The demands are numerous and include the often rocky and abrasive surface. The sun-baked gravel roads of Greece are perhaps smoother and repaired to a better condition than they were in the past, but they still remain among some of the roughest used by the modern WRC where events are generally driven at a higher pace than ever. And as speeds have increased, so have the forces on cars and tyres, meaning events like the Acropolis retain their challenges.

With the rally taking place only a few days after the end of August, high temperatures are almost a given. Then there's the nature of the stages themselves, which twist their way up, down and around mountains, ensuring the tyres are almost always working. The loose surface also offers little in the way of grip for those starting at the front of the road order.

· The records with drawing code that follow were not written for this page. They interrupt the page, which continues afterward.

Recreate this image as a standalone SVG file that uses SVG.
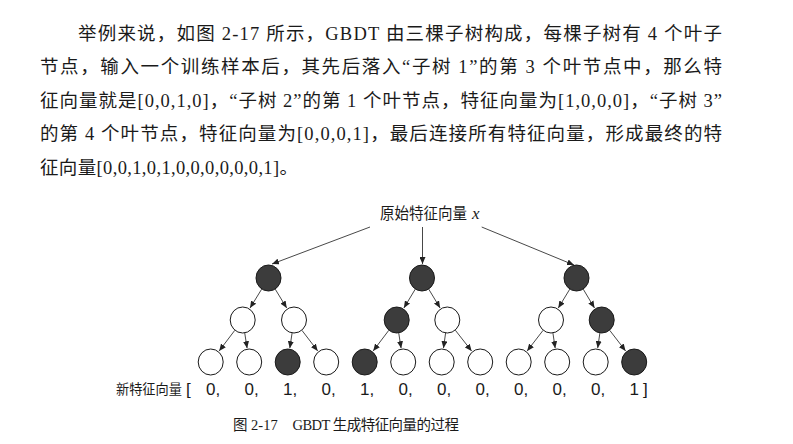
<svg xmlns="http://www.w3.org/2000/svg" width="793" height="444" viewBox="0 0 793 444">
<style>
.para{font-family:"Liberation Serif","Noto Sans CJK SC",serif;font-size:18.5px;fill:#1a1a1a}
.lbl{font-family:"Liberation Sans","Noto Sans CJK SC",sans-serif;fill:#1a1a1a}
.num{font-family:"Liberation Sans",sans-serif;font-size:17px;fill:#1a1a1a}
.cap{font-family:"Liberation Serif","Noto Sans CJK SC",serif;font-size:14.5px;fill:#1a1a1a}
.on{fill:#3c3c3c;stroke:#1a1a1a;stroke-width:1}
.off{fill:#fff;stroke:#1a1a1a;stroke-width:1}
.edge{stroke:#333;stroke-width:0.9;fill:none;marker-end:url(#arr)}
</style>
<defs>
<marker id="arr" markerUnits="userSpaceOnUse" markerWidth="7" markerHeight="6" refX="7" refY="3" orient="auto">
<path d="M0,0 L7,3 L0,6 z" fill="#222"/>
</marker>
</defs>
<rect width="793" height="444" fill="#fff"/>
<g id="paragraph">
<text class="para" x="78" y="39.5" textLength="644" lengthAdjust="spacing">举例来说，如图 2-17 所示，GBDT 由三棵子树构成，每棵子树有 4 个叶子</text>
<text class="para" x="40" y="73" textLength="682" lengthAdjust="spacing">节点，输入一个训练样本后，其先后落入“子树 1”的第 3 个叶节点中，那么特</text>
<text class="para" x="40" y="106.5" textLength="682" lengthAdjust="spacing">征向量就是[0,0,1,0]，“子树 2”的第 1 个叶节点，特征向量为[1,0,0,0]，“子树 3”</text>
<text class="para" x="40" y="140" textLength="682" lengthAdjust="spacing">的第 4 个叶节点，特征向量为[0,0,0,1]，最后连接所有特征向量，形成最终的特</text>
<text class="para" x="40" y="173.5" textLength="258" lengthAdjust="spacing">征向量[0,0,1,0,1,0,0,0,0,0,0,1]。</text>
</g>
<g id="input">
<text class="lbl" x="380" y="218.5" font-size="15.5" textLength="87" lengthAdjust="spacingAndGlyphs">原始特征向量</text>
<text x="472" y="218.5" font-family="Liberation Serif" font-style="italic" font-size="17" fill="#1a1a1a">x</text>
</g>
<g id="connectors">
<line class="edge" x1="370" y1="227" x2="272" y2="264"/>
<line class="edge" x1="422.5" y1="227" x2="422.5" y2="264"/>
<line class="edge" x1="481.7" y1="227" x2="574" y2="265"/>
<line class="edge" x1="261.7" y1="289.1" x2="250" y2="308.1"/>
<line class="edge" x1="275.2" y1="289.1" x2="286.7" y2="308"/>
<line class="edge" x1="234.8" y1="330.3" x2="219.2" y2="350.9"/>
<line class="edge" x1="244.7" y1="332.8" x2="247.1" y2="348.2"/>
<line class="edge" x1="292.1" y1="332.9" x2="289.8" y2="348.2"/>
<line class="edge" x1="301.9" y1="330.3" x2="317.7" y2="350.9"/>
<line class="edge" x1="415.3" y1="289.1" x2="403.9" y2="308"/>
<line class="edge" x1="428.7" y1="289.1" x2="440.1" y2="308"/>
<line class="edge" x1="388.8" y1="330.3" x2="373.2" y2="350.9"/>
<line class="edge" x1="398.7" y1="332.8" x2="401.1" y2="348.2"/>
<line class="edge" x1="445.6" y1="332.9" x2="443.5" y2="348.1"/>
<line class="edge" x1="455.3" y1="330.2" x2="471.6" y2="351"/>
<line class="edge" x1="569.8" y1="289.1" x2="558.3" y2="308"/>
<line class="edge" x1="583.2" y1="289.1" x2="594.5" y2="308"/>
<line class="edge" x1="543.1" y1="330.3" x2="527.2" y2="350.9"/>
<line class="edge" x1="552.9" y1="332.9" x2="555.2" y2="348.2"/>
<line class="edge" x1="599.9" y1="332.9" x2="597.7" y2="348.1"/>
<line class="edge" x1="609.7" y1="330.3" x2="625.6" y2="350.9"/>
</g>
<g id="tree1">
<ellipse id="t1-root" class="on" cx="268.5" cy="278" rx="12.5" ry="13"/>
<ellipse id="t1-a" class="off" cx="242.7" cy="320" rx="12.5" ry="13"/>
<ellipse id="t1-b" class="off" cx="294" cy="320" rx="12.5" ry="13"/>
<ellipse id="t1-l1" class="off" cx="210.7" cy="362" rx="12.5" ry="13"/>
<ellipse id="t1-l2" class="off" cx="249.2" cy="362" rx="12.5" ry="13"/>
<ellipse id="t1-l3" class="on" cx="287.7" cy="362" rx="12.5" ry="13"/>
<ellipse id="t1-l4" class="off" cx="326.2" cy="362" rx="12.5" ry="13"/>
</g>
<g id="tree2">
<ellipse id="t2-root" class="on" cx="422" cy="278" rx="12.5" ry="13"/>
<ellipse id="t2-a" class="on" cx="396.7" cy="320" rx="12.5" ry="13"/>
<ellipse id="t2-b" class="off" cx="447.3" cy="320" rx="12.5" ry="13"/>
<ellipse id="t2-l1" class="on" cx="364.7" cy="362" rx="12.5" ry="13"/>
<ellipse id="t2-l2" class="off" cx="403.2" cy="362" rx="12.5" ry="13"/>
<ellipse id="t2-l3" class="off" cx="441.7" cy="362" rx="12.5" ry="13"/>
<ellipse id="t2-l4" class="off" cx="480.2" cy="362" rx="12.5" ry="13"/>
</g>
<g id="tree3">
<ellipse id="t3-root" class="on" cx="576.5" cy="278" rx="12.5" ry="13"/>
<ellipse id="t3-a" class="off" cx="551" cy="320" rx="12.5" ry="13"/>
<ellipse id="t3-b" class="on" cx="601.7" cy="320" rx="12.5" ry="13"/>
<ellipse id="t3-l1" class="off" cx="518.7" cy="362" rx="12.5" ry="13"/>
<ellipse id="t3-l2" class="off" cx="557.2" cy="362" rx="12.5" ry="13"/>
<ellipse id="t3-l3" class="off" cx="595.7" cy="362" rx="12.5" ry="13"/>
<ellipse id="t3-l4" class="on" cx="634.2" cy="362" rx="12.5" ry="13"/>
</g>
<g id="vector">
<text class="lbl" x="116" y="394" font-size="13.2">新特征向量</text>
<text class="num" x="186" y="395">[</text>
<text class="num" x="206" y="395">0,</text>
<text class="num" x="244.5" y="395">0,</text>
<text class="num" x="283" y="395">1,</text>
<text class="num" x="321.5" y="395">0,</text>
<text class="num" x="360" y="395">1,</text>
<text class="num" x="398.5" y="395">0,</text>
<text class="num" x="437" y="395">0,</text>
<text class="num" x="475.5" y="395">0,</text>
<text class="num" x="514" y="395">0,</text>
<text class="num" x="552.5" y="395">0,</text>
<text class="num" x="591" y="395">0,</text>
<text class="num" x="629.5" y="395">1</text>
<text class="num" x="643" y="395">]</text>
</g>
<g id="caption">
<text class="cap" x="233" y="430">图 2-17</text>
<text class="cap" x="292.5" y="430" textLength="166.5" lengthAdjust="spacing">GBDT 生成特征向量的过程</text>
</g>
</svg>
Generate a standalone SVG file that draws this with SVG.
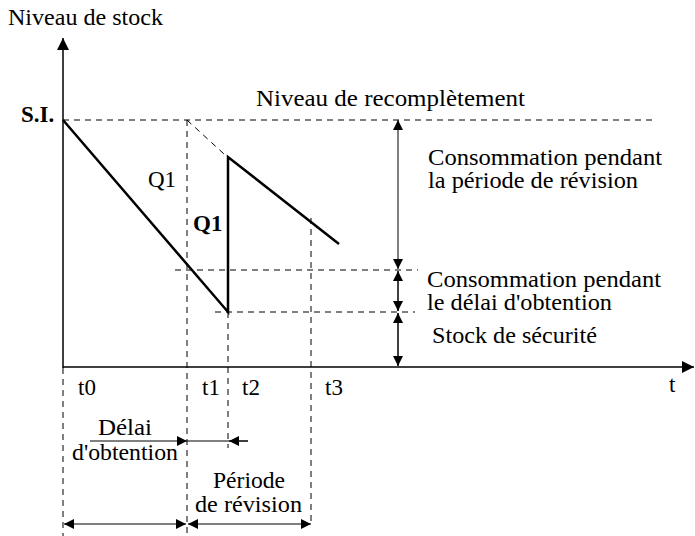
<svg xmlns="http://www.w3.org/2000/svg" width="695" height="536" viewBox="0 0 695 536">
<defs>
<style>
text{font-family:"Liberation Serif","Times New Roman",serif;font-size:23px;fill:#000}
.b{font-weight:bold}
.dash{stroke:#000;stroke-width:1;stroke-dasharray:6,5;fill:none}
.thin{stroke:#000;stroke-width:1;fill:none}
.axis{stroke:#000;stroke-width:1.5;fill:none}
.curve{stroke:#000;stroke-width:2.5;fill:none}
</style>
<marker id="ah" viewBox="0 0 10 10" refX="10" refY="5" markerWidth="12" markerHeight="10" markerUnits="userSpaceOnUse" orient="auto-start-reverse"><path d="M0,0 L10,5 L0,10 z" fill="#000"/></marker>
<marker id="big" viewBox="0 0 10 10" refX="10" refY="5" markerWidth="18" markerHeight="12" markerUnits="userSpaceOnUse" orient="auto"><path d="M0,0 L10,5 L0,10 z" fill="#000"/></marker>
</defs>
<g id="axes">
<line class="axis" x1="63" y1="368" x2="63" y2="38" marker-end="url(#big)"/>
<line class="axis" x1="63" y1="367" x2="694" y2="367" marker-end="url(#big)"/>
</g>
<g id="guides">
<line class="dash" x1="63" y1="120" x2="652" y2="120"/>
<line class="dash" x1="187" y1="120" x2="224" y2="154"/>
<line class="dash" x1="187" y1="120" x2="187" y2="536"/>
<line class="dash" x1="63" y1="368" x2="63" y2="536"/>
<line class="dash" x1="228" y1="312" x2="228" y2="448"/>
<line class="dash" x1="311" y1="218" x2="311" y2="524"/>
<line class="dash" x1="175" y1="270" x2="418" y2="270"/>
<line class="dash" x1="215" y1="312" x2="415" y2="312"/>
</g>
<g id="curve">
<polyline class="curve" points="63,120 228,312 228,157 339,244"/>
</g>
<g id="connectors">
<line class="thin" x1="398" y1="120" x2="398" y2="269" marker-start="url(#ah)" marker-end="url(#ah)"/>
<line class="axis" x1="398" y1="271" x2="398" y2="311" marker-start="url(#ah)" marker-end="url(#ah)"/>
<line class="axis" x1="398" y1="313" x2="398" y2="366" marker-start="url(#ah)" marker-end="url(#ah)"/>
<line class="thin" x1="90" y1="441" x2="187" y2="441" marker-end="url(#ah)"/>
<line class="thin" x1="248" y1="441" x2="187" y2="441"/>
<line class="thin" x1="248" y1="441" x2="229" y2="441" marker-end="url(#ah)"/>
<line class="thin" x1="64" y1="524" x2="186" y2="524" marker-start="url(#ah)" marker-end="url(#ah)"/>
<line class="thin" x1="188" y1="524" x2="311" y2="524" marker-start="url(#ah)" marker-end="url(#ah)"/>
</g>
<g id="labels">
<text x="8" y="25" textLength="155" lengthAdjust="spacingAndGlyphs">Niveau de stock</text>
<text class="b" x="21" y="122">S.I.</text>
<text x="256" y="106" textLength="269" lengthAdjust="spacingAndGlyphs">Niveau de recomplètement</text>
<text x="148" y="187">Q1</text>
<text class="b" x="193" y="231">Q1</text>
<text x="428" y="165" textLength="234" lengthAdjust="spacingAndGlyphs">Consommation pendant</text>
<text x="428" y="188" textLength="210" lengthAdjust="spacingAndGlyphs">la période de révision</text>
<text x="427" y="287" textLength="234" lengthAdjust="spacingAndGlyphs">Consommation pendant</text>
<text x="427" y="310" textLength="185" lengthAdjust="spacingAndGlyphs">le délai d'obtention</text>
<text x="432" y="343" textLength="165" lengthAdjust="spacingAndGlyphs">Stock de sécurité</text>
<text x="669" y="392">t</text>
<text x="78" y="395">t0</text>
<text x="202" y="395">t1</text>
<text x="242" y="395">t2</text>
<text x="325" y="395">t3</text>
<text x="98" y="435" textLength="54" lengthAdjust="spacingAndGlyphs">Délai</text>
<text x="72" y="460" textLength="106" lengthAdjust="spacingAndGlyphs">d'obtention</text>
<text x="213" y="488" textLength="72" lengthAdjust="spacingAndGlyphs">Période</text>
<text x="195" y="512" textLength="107" lengthAdjust="spacingAndGlyphs">de révision</text>
</g>
</svg>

Therefore, while the wear resistance offered by the hard-compound Pirelli Scorpion KX tyre is likely to make it the most popular choice during the weekend, the soft compound could also be favoured by those in need of extra traction.

Either way, tyre management is always a key to glory in Greece – especially with a route that favours long stages, remaining faithful to the legend of the Acropolis.

Acropolis Rally for dummies

Sharing its name with the world-famous landmark above Athens where the event officially begins, the Acropolis Rally was part of the inaugural World Rally Championship in 1973 and most recently returned to the calendar in 2021 after eight years away.

Although the overall competitive distance is shorter than before, the event continues to honour its marathon roots, and not just with its start in the ancient capital city. After a short new super special on Thursday evening, the action moves west on Friday morning to classic roads around Loutraki. There's no mid-day service, just a chance to fit fresh tyres before tackling more stages in the afternoon on the way back to the service park in Lamia – more than 200 kilometres north of Athens.

This serves as the base for the rest of the weekend, including a gruelling Saturday made up of two loops of 70.76 competitive kilometres. That includes the longest stage of the weekend, Karoutes – a downhill, extended version of last year's Bauxites. The famous Tarzan test precedes a new Grammeni Power Stage on Sunday.